The Jacksonville Symphony Youth Orchestras, or JSYO, is a youth orchestra based in Jacksonville, Florida.

==Overview==
Founded in 1993 under the Jacksonville Symphony Association, the JSYO enrolls more than 400 young musicians between the ages of 7 and 22, who are admitted through competitive auditions. The JSYO has six levels of ensembles – two full symphonies and four levels of string ensembles – that vary by repertoire and technical advancement.
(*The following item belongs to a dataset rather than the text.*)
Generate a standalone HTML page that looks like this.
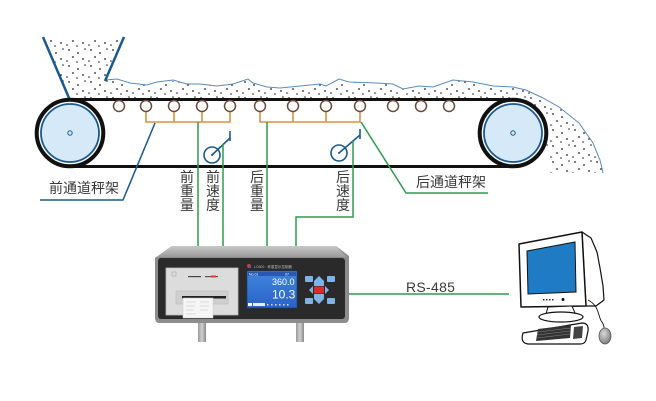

Regional satellite sites now offer beginning to intermediate ensembles for students musicians in the early stages of their musical instruction.
- Jump Start Strings – 1st year beginning string students, conducted by David Hwanmin Song
- Foundations Strings – 2nd year beginning string students, conducted by Rose Francis and John Wieland
- Encore Strings – young string students, conducted by Helen Morin
- Premiere Strings – advancing string students, conducted by Helen Morin
- Repertory Orchestra – intermediate full symphony orchestra, conducted by Grant O’Brien
- Philharmonic – advanced full symphony orchestra, conducted by Grant O’Brien
- Chamber Music Program – available to qualified Philharmonic and Repertory musicians
- Communities in Schools Program – available at select elementary schools, conducted by John Wieland And Patrice Evans

In 2025, the orchestra received a $15 million donation from an anonymous person, the largest in its history.

==Musical instruction==

The JSYO offers the following opportunities:

- In-depth study of classical repertoire
- Direction by professional conductors: as of 2018, the current conductor is Deanna Tham.
- Exposure to nationally recognized soloists through their affiliation with the Jacksonville Symphony
- Coaching sessions with Jacksonville Symphony musicians
- Outreach performances in the community
- Chamber ensemble training and performances
- Young Artists Competition
- Performances in the Jacoby Symphony Hall

==Performances==

Usually, a JSYO season consists of three main concerts and a chamber ensemble concert given by members of the Philharmonic Orchestra. The season culminates with a joint performance with the Jacksonville Symphony at the Major/Minor Concert, bringing teachers and students to the stage together for a side-by-side performance. Winners of the JSYO Young Artists Competition have the honor of soloing at this concert.